The LSAT will join the other major graduate school entry exams — such as the GRE and the MCAT — and move to a digital, tablet-based format in July.
The Law School Admission Council, which is responsible for creating and administering the LSAT each year, announced the move on Oct. 3 along with the announcement that the test will now be administered nine times per year instead of six.
The test in July will randomly assign the test to half of the takers digitally, while the other half will be required to take the test on paper. This trial will ensure that the test is properly administered the same way in both formats. The test will become fully digital in September.
“We’ve planned this transition carefully to ensure candidates have all the information they need to decide their preferred testing schedule,” said Kellye Testy, president and CEO of LSAC, in a press release.
Regardless of the format they are assigned, test takers will have the unique opportunity after taking July’s test to see their score before deciding whether to cancel it. This opportunity has never been offered before and will not be offered again moving forward. Test takers normally had to indicate within a week of taking their test if they wish to cancel the score without knowing the actual score.
“The structure of the test sections and test questions will not be any different than the paper-and-pencil LSAT, and we’ll be providing free online tutorials, so we don’t think test takers will have any problems moving to the digital version,” Testy said. “In our field tests, candidates found the digital LSAT easy to use. That said, we wanted to provide additional options for those who register for our July transitional test.”
Jeff Thomas, executive director of pre-law programs at Kaplan Test Prep — a company that specializes in preparing students for exams such as the LSAT, SAT and GRE — said the move has been in the works for a few years.

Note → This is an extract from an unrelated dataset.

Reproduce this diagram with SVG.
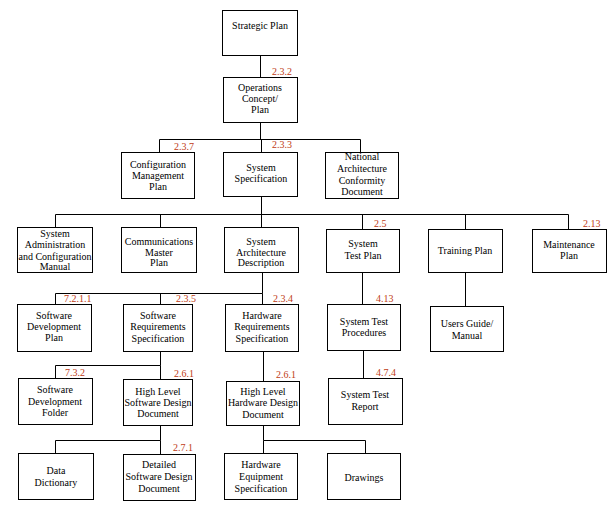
<svg xmlns="http://www.w3.org/2000/svg" width="614" height="506" viewBox="0 0 614 506">
<style>
rect{fill:#fff;stroke:#000;stroke-width:1}
text{font-family:'Liberation Serif','DejaVu Serif',serif;font-size:10px;fill:#000;text-anchor:middle}
text.n{fill:#c03c14;text-anchor:start}
#connectors path{fill:none;stroke:#000;stroke-width:1}
</style>
<rect x="0" y="0" width="614" height="506" style="stroke:none"/>
<g id="connectors">
<path d="M260.5 55V77"/>
<path d="M260.5 122V139.5M159.5 139.5H360.5M159.5 139.5V152M261.5 139.5V152M360.5 139.5V152"/>
<path d="M261.5 196V214.5M55.5 214.5H568.5M55.5 214.5V227M160.5 214.5V227M261.5 214.5V227M362.5 214.5V229M465.5 214.5V229M568.5 214.5V229"/>
<path d="M262.5 272V293.5M55.5 293.5H262.5M55.5 293.5V304M160.5 293.5V304M262.5 293.5V304"/>
<path d="M362.5 273V304"/>
<path d="M465.5 273V306"/>
<path d="M160.5 351V365.5M55.5 365.5H160.5M55.5 365.5V378M160.5 365.5V379"/>
<path d="M263.5 351V381"/>
<path d="M363.5 350V378"/>
<path d="M160.5 425V440.5M55.5 440.5H160.5M55.5 440.5V453M160.5 440.5V454"/>
<path d="M263.5 425V440.5M263.5 440.5H365.5M263.5 440.5V453M365.5 440.5V453"/>
</g>
<g id="strategic"><rect x="222.5" y="10.5" width="75" height="45"/><text x="260" y="29">Strategic Plan</text></g>
<g id="ops"><rect x="223.5" y="77.5" width="74" height="45"/><text x="260" y="91">Operations</text><text x="260" y="102">Concept/</text><text x="260" y="113">Plan</text><text class="n" x="272" y="75">2.3.2</text></g>
<g id="config"><rect x="121.5" y="152.5" width="73" height="46"/><text x="158" y="168">Configuration</text><text x="158" y="179">Management</text><text x="158" y="190">Plan</text><text class="n" x="174" y="150">2.3.7</text></g>
<g id="sysspec"><rect x="223.5" y="152.5" width="74" height="44"/><text x="261" y="171">System</text><text x="261" y="182">Specification</text><text class="n" x="272" y="148">2.3.3</text></g>
<g id="national"><rect x="325.5" y="152.5" width="73" height="46"/><text x="362" y="160">National</text><text x="362" y="172">Architecture</text><text x="362" y="184">Conformity</text><text x="362" y="195">Document</text></g>
<g id="sysadmin"><rect x="17.5" y="227.5" width="75" height="45"/><text x="55" y="237">System</text><text x="55" y="248">Administration</text><text x="55" y="260">and Configuration</text><text x="55" y="270">Manual</text></g>
<g id="comms"><rect x="121.5" y="227.5" width="75" height="45"/><text x="159" y="245">Communications</text><text x="159" y="256">Master</text><text x="159" y="266">Plan</text></g>
<g id="sysarch"><rect x="224.5" y="227.5" width="74" height="45"/><text x="261" y="245">System</text><text x="261" y="256">Architecture</text><text x="261" y="266">Description</text></g>
<g id="systestplan"><rect x="326.5" y="229.5" width="73" height="43"/><text x="363" y="247">System</text><text x="363" y="259">Test Plan</text><text class="n" x="374" y="227">2.5</text></g>
<g id="training"><rect x="428.5" y="229.5" width="74" height="43"/><text x="465" y="254">Training Plan</text></g>
<g id="maintenance"><rect x="532.5" y="229.5" width="74" height="43"/><text x="569" y="248">Maintenance</text><text x="569" y="259">Plan</text><text class="n" x="583" y="227">2.13</text></g>
<g id="swdevplan"><rect x="17.5" y="304.5" width="74" height="47"/><text x="54" y="319">Software</text><text x="54" y="330">Development</text><text x="54" y="341">Plan</text><text class="n" x="64" y="302">7.2.1.1</text></g>
<g id="swreq"><rect x="123.5" y="304.5" width="69" height="47"/><text x="158" y="319">Software</text><text x="158" y="330">Requirements</text><text x="158" y="342">Specification</text><text class="n" x="176" y="302">2.3.5</text></g>
<g id="hwreq"><rect x="225.5" y="304.5" width="73" height="47"/><text x="262" y="319">Hardware</text><text x="262" y="330">Requirements</text><text x="262" y="342">Specification</text><text class="n" x="273" y="302">2.3.4</text></g>
<g id="systestproc"><rect x="327.5" y="304.5" width="73" height="46"/><text x="364" y="325">System Test</text><text x="364" y="336">Procedures</text><text class="n" x="376" y="302">4.13</text></g>
<g id="usersguide"><rect x="430.5" y="306.5" width="73" height="45"/><text x="467" y="327">Users Guide/</text><text x="467" y="339">Manual</text></g>
<g id="swdevfolder"><rect x="18.5" y="378.5" width="74" height="46"/><text x="55" y="393">Software</text><text x="55" y="405">Development</text><text x="55" y="416">Folder</text><text class="n" x="65" y="376">7.3.2</text></g>
<g id="hlsw"><rect x="123.5" y="379.5" width="69" height="46"/><text x="158" y="395">High Level</text><text x="158" y="406">Software Design</text><text x="158" y="417">Document</text><text class="n" x="174" y="377">2.6.1</text></g>
<g id="hlhw"><rect x="226.5" y="381.5" width="73" height="44"/><text x="263" y="395">High Level</text><text x="263" y="406">Hardware Design</text><text x="263" y="418">Document</text><text class="n" x="276" y="378">2.6.1</text></g>
<g id="systestreport"><rect x="328.5" y="378.5" width="74" height="46"/><text x="365" y="398">System Test</text><text x="365" y="410">Report</text><text class="n" x="376" y="376">4.7.4</text></g>
<g id="datadict"><rect x="18.5" y="453.5" width="75" height="46"/><text x="56" y="474">Data</text><text x="56" y="486">Dictionary</text></g>
<g id="detailedsw"><rect x="123.5" y="454.5" width="72" height="46"/><text x="159" y="468">Detailed</text><text x="159" y="480">Software Design</text><text x="159" y="492">Document</text><text class="n" x="173" y="451">2.7.1</text></g>
<g id="hwequip"><rect x="224.5" y="453.5" width="73" height="46"/><text x="261" y="468">Hardware</text><text x="261" y="480">Equipment</text><text x="261" y="492">Specification</text></g>
<g id="drawings"><rect x="327.5" y="453.5" width="73" height="46"/><text x="364" y="481">Drawings</text></g>
</svg>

“It is not something that came up overnight for sure and we’ve been very aware that this change was going to be happening eventually,” Thomas said. “We’ve been preparing for it for several years.”

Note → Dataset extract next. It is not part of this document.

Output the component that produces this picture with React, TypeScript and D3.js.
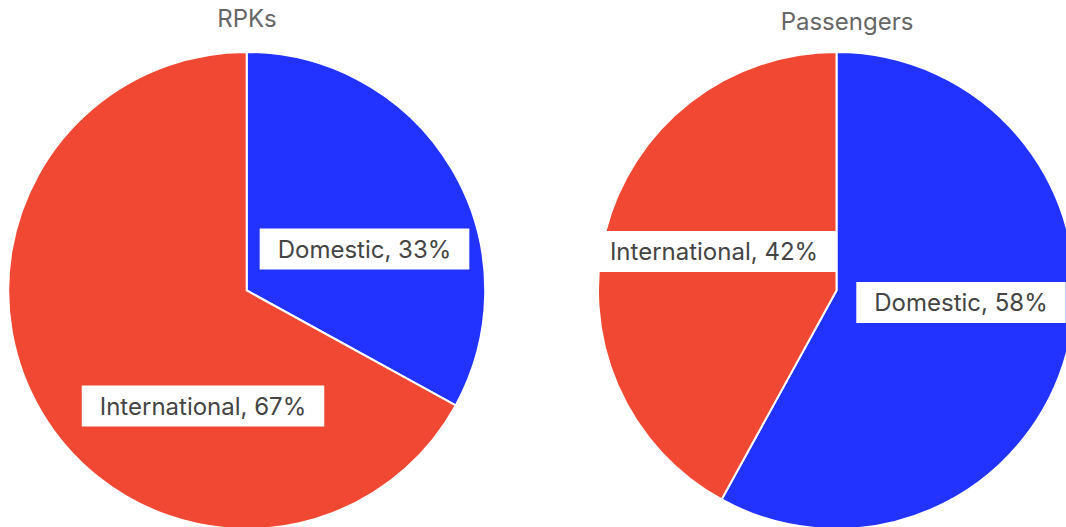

Thomas, who has had hands-on experience with the digital platform that will be rolled out in July, said he sees the move to digital as beneficial for students.
“It really allows for two things: One, it allows for much more consistent test-taking experience,” Thomas said. “Secondly, the digital exam will allow LSAC to score the tests quicker.”
The new format, Thomas said, will not change the underlying format of the test but will provide students with helpful tools. Although scrap paper will still be provided for students to work out the LSAT’s infamous logic games, there will now be a stylus provided that doubles as a pen. This will provide test takers with the ability to highlight and annotate using the stylus during the reading comprehension sections.
“Definitely going to be some tactical enhancements that will modernize the testing experience for students,” Thomas said. “I think over time, students will become accustomed to it and enjoy it.”
Thomas said he sees the July test date as a great opportunity for students, but believes it is not the ideal time to take the test for the first time. Instead, he encourages students who are preparing now to take the test before July when a format they are familiar with is guaranteed and use the unique score-canceling opportunity in July as a chance to take a no-risk, second test if the first score is not satisfactory.
“Despite the fact that we are going to do all that we can to ease the transition for students and have digital practice tools at the ready for them, the paper-and-pencil exam is still the tried-and-true format that most folks are familiar with,” Thomas said. “We are strongly recommending for students that are preparing to take the LSAT sometime the next year, looking to apply to school next year, that they should do everything in their power to prepare to take the test in June or earlier.”